# Instructions for the task:
Set all the material down again unchanged, without the pictures.
## START Recorded data
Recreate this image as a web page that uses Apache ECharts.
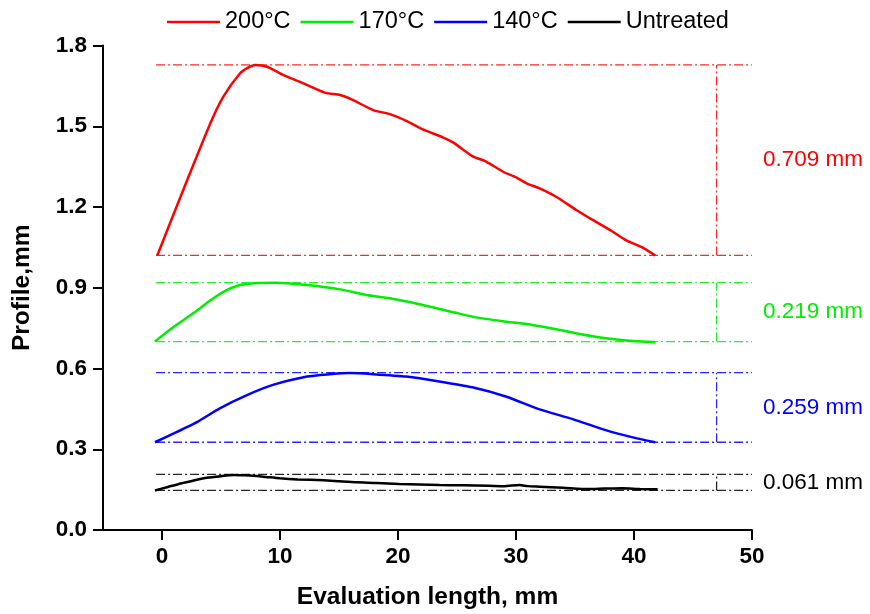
<!DOCTYPE html>
<html>
<head>
<meta charset="utf-8">
<script src="https://cdn.jsdelivr.net/npm/echarts@6/dist/echarts.min.js"></script>
<style>html,body{margin:0;padding:0;background:#fff;}#chart{width:870px;height:614px;}</style>
</head>
<body>
<div id="chart"></div>
<script>
// ---- data ----
const seriesNames = ['200°C', '170°C', '140°C', 'Untreated'];
const red200 = [[-0.4,1.02],[1.8,1.263],[4.1,1.511],[5.2,1.61],[6.6,1.696],[7.3,1.718],[7.9,1.728],[8.9,1.721],[10.3,1.69],[11.7,1.665],[13.8,1.625],[15.1,1.616],[16.2,1.597],[17.9,1.56],[19.3,1.545],[20.7,1.52],[22.1,1.488],[23.8,1.459],[24.7,1.439],[26.3,1.389],[27.5,1.368],[28.9,1.331],[30.0,1.31],[30.9,1.288],[32.0,1.269],[33.4,1.238],[35.1,1.189],[36.5,1.152],[38.2,1.108],[39.3,1.077],[40.7,1.05],[41.8,1.02]];
const green170 = [[-0.6,0.70],[1.0,0.755],[2.7,0.807],[4.0,0.85],[5.2,0.885],[6.6,0.91],[8.0,0.918],[9.7,0.919],[12.3,0.91],[15.1,0.894],[17.3,0.873],[19.3,0.861],[22.1,0.836],[24.9,0.807],[26.6,0.79],[29.2,0.774],[31.4,0.762],[33.4,0.746],[35.4,0.728],[37.6,0.712],[39.6,0.703],[41.8,0.698]];
const blue140 = [[-0.6,0.326],[1.0,0.359],[3.0,0.402],[4.9,0.452],[7.2,0.501],[9.4,0.539],[12.3,0.57],[14.0,0.578],[15.9,0.583],[17.9,0.579],[20.7,0.57],[23.5,0.552],[26.3,0.53],[29.2,0.495],[32.0,0.448],[34.8,0.412],[37.6,0.371],[39.9,0.344],[41.8,0.326]];
const untreated = [[-0.6,0.147],[0.5,0.16],[1.6,0.173],[2.7,0.184],[3.8,0.194],[5.0,0.2],[6.1,0.204],[7.0,0.203],[7.7,0.2015],[8.8,0.197],[10.0,0.192],[11.5,0.188],[13.7,0.1846],[15.0,0.181],[16.5,0.177],[18.2,0.175],[20.1,0.171],[21.8,0.169],[23.5,0.167],[25.5,0.166],[27.7,0.1645],[29.0,0.163],[30.3,0.167],[31.0,0.163],[32.0,0.161],[34.0,0.157],[36.2,0.152],[37.5,0.154],[39.0,0.155],[40.5,0.152],[42.0,0.151]];
const rangeTop = [1.728, 0.919, 0.5845, 0.207];
const rangeBottom = [1.02, 0.70, 0.326, 0.147];
const rangeLabels = ['0.709 mm', '0.219 mm', '0.259 mm', '0.061 mm'];
const refStartX = -0.5;
const refEndX = 50;
const refMarkX = 47;
const xTicks = [0, 10, 20, 30, 40, 50];

// ---- styles ----
const colors = ['#ff0000', '#00ee00', '#0000ff', '#000000'];
const font = '"Liberation Sans", Arial, Helvetica, sans-serif';
const dashDot = [9, 3, 2, 3];
const curves = [red200, green170, blue140, untreated];

const series = [];
curves.forEach((d, i) => {
  series.push({
    name: seriesNames[i], type: 'line', data: d, symbol: 'none', smooth: 0.2,
    lineStyle: { color: colors[i], width: 2.5 }, itemStyle: { color: colors[i] }, z: 5
  });
});
curves.forEach((d, i) => {
  const ls = { color: colors[i], width: 1.3, type: dashDot, opacity: 0.85 };
  series.push({ type: 'line', symbol: 'none', silent: true, lineStyle: ls, data: [[refStartX, rangeTop[i]], [refEndX, rangeTop[i]]], z: 3 });
  series.push({ type: 'line', symbol: 'none', silent: true, lineStyle: ls, data: [[refStartX, rangeBottom[i]], [refEndX, rangeBottom[i]]], z: 3 });
  series.push({ type: 'line', symbol: 'none', silent: true, lineStyle: ls, data: [[refMarkX, rangeBottom[i]], [refMarkX, rangeTop[i]]], z: 3 });
  series.push({
    type: 'scatter', symbolSize: 0, silent: true, clip: false,
    itemStyle: { color: colors[i], opacity: 1 },
    data: [[refEndX, (rangeTop[i] + rangeBottom[i]) / 2]],
    label: { show: true, position: 'right', distance: 11, formatter: rangeLabels[i], color: colors[i], opacity: 1, fontSize: 22.5, fontFamily: font }
  });
});

const chart = echarts.init(document.getElementById('chart'), null, { renderer: 'canvas' });
chart.setOption({
  animation: false,
  backgroundColor: '#fff',
  legend: {
    data: seriesNames.map(n => ({ name: n, icon: 'rect' })),
    left: 162, top: 5, itemWidth: 53, itemHeight: 2.5, itemGap: 10,
    textStyle: { fontSize: 23.5, color: '#000', fontFamily: font }
  },
  grid: { left: 103, right: 118, top: 45.5, bottom: 84, containLabel: false, outerBoundsMode: 'none' },
  xAxis: {
    type: 'value', min: -5, max: 50,
    name: 'Evaluation length, mm', nameLocation: 'middle', nameGap: 55,
    nameTextStyle: { fontSize: 24.5, fontWeight: 'bold', color: '#000', fontFamily: font },
    axisLine: { onZero: false, lineStyle: { color: '#000', width: 2 } },
    axisTick: { show: true, inside: false, length: 10, lineStyle: { color: '#000', width: 2 }, customValues: xTicks },
    axisLabel: { customValues: xTicks, fontSize: 22.5, fontWeight: 'bold', color: '#000', fontFamily: font, margin: 15 },
    splitLine: { show: false }
  },
  yAxis: {
    type: 'value', min: 0, max: 1.8, interval: 0.3,
    name: 'Profile,mm', nameLocation: 'middle', nameGap: 68, nameRotate: 90,
    nameTextStyle: { fontSize: 24.5, fontWeight: 'bold', color: '#000', fontFamily: font },
    axisLine: { show: true, onZero: false, lineStyle: { color: '#000', width: 2 } },
    axisTick: { show: true, inside: false, length: 10, lineStyle: { color: '#000', width: 2 } },
    axisLabel: { fontSize: 22.5, fontWeight: 'bold', color: '#000', fontFamily: font, margin: 16, formatter: v => v.toFixed(1) },
    splitLine: { show: false }
  },
  series: series
});
</script>
</body>
</html>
## END Recorded data
# Problem solution:
Recreate this image as a web page that uses Apache ECharts.
<!DOCTYPE html>
<html>
<head>
<meta charset="utf-8">
<script src="https://cdn.jsdelivr.net/npm/echarts@6/dist/echarts.min.js"></script>
<style>html,body{margin:0;padding:0;background:#fff;}#chart{width:870px;height:614px;}</style>
</head>
<body>
<div id="chart"></div>
<script>
// ---- data ----
const seriesNames = ['200°C', '170°C', '140°C', 'Untreated'];
const red200 = [[-0.4,1.02],[1.8,1.263],[4.1,1.511],[5.2,1.61],[6.6,1.696],[7.3,1.718],[7.9,1.728],[8.9,1.721],[10.3,1.69],[11.7,1.665],[13.8,1.625],[15.1,1.616],[16.2,1.597],[17.9,1.56],[19.3,1.545],[20.7,1.52],[22.1,1.488],[23.8,1.459],[24.7,1.439],[26.3,1.389],[27.5,1.368],[28.9,1.331],[30.0,1.31],[30.9,1.288],[32.0,1.269],[33.4,1.238],[35.1,1.189],[36.5,1.152],[38.2,1.108],[39.3,1.077],[40.7,1.05],[41.8,1.02]];
const green170 = [[-0.6,0.70],[1.0,0.755],[2.7,0.807],[4.0,0.85],[5.2,0.885],[6.6,0.91],[8.0,0.918],[9.7,0.919],[12.3,0.91],[15.1,0.894],[17.3,0.873],[19.3,0.861],[22.1,0.836],[24.9,0.807],[26.6,0.79],[29.2,0.774],[31.4,0.762],[33.4,0.746],[35.4,0.728],[37.6,0.712],[39.6,0.703],[41.8,0.698]];
const blue140 = [[-0.6,0.326],[1.0,0.359],[3.0,0.402],[4.9,0.452],[7.2,0.501],[9.4,0.539],[12.3,0.57],[14.0,0.578],[15.9,0.583],[17.9,0.579],[20.7,0.57],[23.5,0.552],[26.3,0.53],[29.2,0.495],[32.0,0.448],[34.8,0.412],[37.6,0.371],[39.9,0.344],[41.8,0.326]];
const untreated = [[-0.6,0.147],[0.5,0.16],[1.6,0.173],[2.7,0.184],[3.8,0.194],[5.0,0.2],[6.1,0.204],[7.0,0.203],[7.7,0.2015],[8.8,0.197],[10.0,0.192],[11.5,0.188],[13.7,0.1846],[15.0,0.181],[16.5,0.177],[18.2,0.175],[20.1,0.171],[21.8,0.169],[23.5,0.167],[25.5,0.166],[27.7,0.1645],[29.0,0.163],[30.3,0.167],[31.0,0.163],[32.0,0.161],[34.0,0.157],[36.2,0.152],[37.5,0.154],[39.0,0.155],[40.5,0.152],[42.0,0.151]];
const rangeTop = [1.728, 0.919, 0.5845, 0.207];
const rangeBottom = [1.02, 0.70, 0.326, 0.147];
const rangeLabels = ['0.709 mm', '0.219 mm', '0.259 mm', '0.061 mm'];
const refStartX = -0.5;
const refEndX = 50;
const refMarkX = 47;
const xTicks = [0, 10, 20, 30, 40, 50];

// ---- styles ----
const colors = ['#ff0000', '#00ee00', '#0000ff', '#000000'];
const font = '"Liberation Sans", Arial, Helvetica, sans-serif';
const dashDot = [9, 3, 2, 3];
const curves = [red200, green170, blue140, untreated];

const series = [];
curves.forEach((d, i) => {
  series.push({
    name: seriesNames[i], type: 'line', data: d, symbol: 'none', smooth: 0.2,
    lineStyle: { color: colors[i], width: 2.5 }, itemStyle: { color: colors[i] }, z: 5
  });
});
curves.forEach((d, i) => {
  const ls = { color: colors[i], width: 1.3, type: dashDot, opacity: 0.85 };
  series.push({ type: 'line', symbol: 'none', silent: true, lineStyle: ls, data: [[refStartX, rangeTop[i]], [refEndX, rangeTop[i]]], z: 3 });
  series.push({ type: 'line', symbol: 'none', silent: true, lineStyle: ls, data: [[refStartX, rangeBottom[i]], [refEndX, rangeBottom[i]]], z: 3 });
  series.push({ type: 'line', symbol: 'none', silent: true, lineStyle: ls, data: [[refMarkX, rangeBottom[i]], [refMarkX, rangeTop[i]]], z: 3 });
  series.push({
    type: 'scatter', symbolSize: 0, silent: true, clip: false,
    itemStyle: { color: colors[i], opacity: 1 },
    data: [[refEndX, (rangeTop[i] + rangeBottom[i]) / 2]],
    label: { show: true, position: 'right', distance: 11, formatter: rangeLabels[i], color: colors[i], opacity: 1, fontSize: 22.5, fontFamily: font }
  });
});

const chart = echarts.init(document.getElementById('chart'), null, { renderer: 'canvas' });
chart.setOption({
  animation: false,
  backgroundColor: '#fff',
  legend: {
    data: seriesNames.map(n => ({ name: n, icon: 'rect' })),
    left: 162, top: 5, itemWidth: 53, itemHeight: 2.5, itemGap: 10,
    textStyle: { fontSize: 23.5, color: '#000', fontFamily: font }
  },
  grid: { left: 103, right: 118, top: 45.5, bottom: 84, containLabel: false, outerBoundsMode: 'none' },
  xAxis: {
    type: 'value', min: -5, max: 50,
    name: 'Evaluation length, mm', nameLocation: 'middle', nameGap: 55,
    nameTextStyle: { fontSize: 24.5, fontWeight: 'bold', color: '#000', fontFamily: font },
    axisLine: { onZero: false, lineStyle: { color: '#000', width: 2 } },
    axisTick: { show: true, inside: false, length: 10, lineStyle: { color: '#000', width: 2 }, customValues: xTicks },
    axisLabel: { customValues: xTicks, fontSize: 22.5, fontWeight: 'bold', color: '#000', fontFamily: font, margin: 15 },
    splitLine: { show: false }
  },
  yAxis: {
    type: 'value', min: 0, max: 1.8, interval: 0.3,
    name: 'Profile,mm', nameLocation: 'middle', nameGap: 68, nameRotate: 90,
    nameTextStyle: { fontSize: 24.5, fontWeight: 'bold', color: '#000', fontFamily: font },
    axisLine: { show: true, onZero: false, lineStyle: { color: '#000', width: 2 } },
    axisTick: { show: true, inside: false, length: 10, lineStyle: { color: '#000', width: 2 } },
    axisLabel: { fontSize: 22.5, fontWeight: 'bold', color: '#000', fontFamily: font, margin: 16, formatter: v => v.toFixed(1) },
    splitLine: { show: false }
  },
  series: series
});
</script>
</body>
</html>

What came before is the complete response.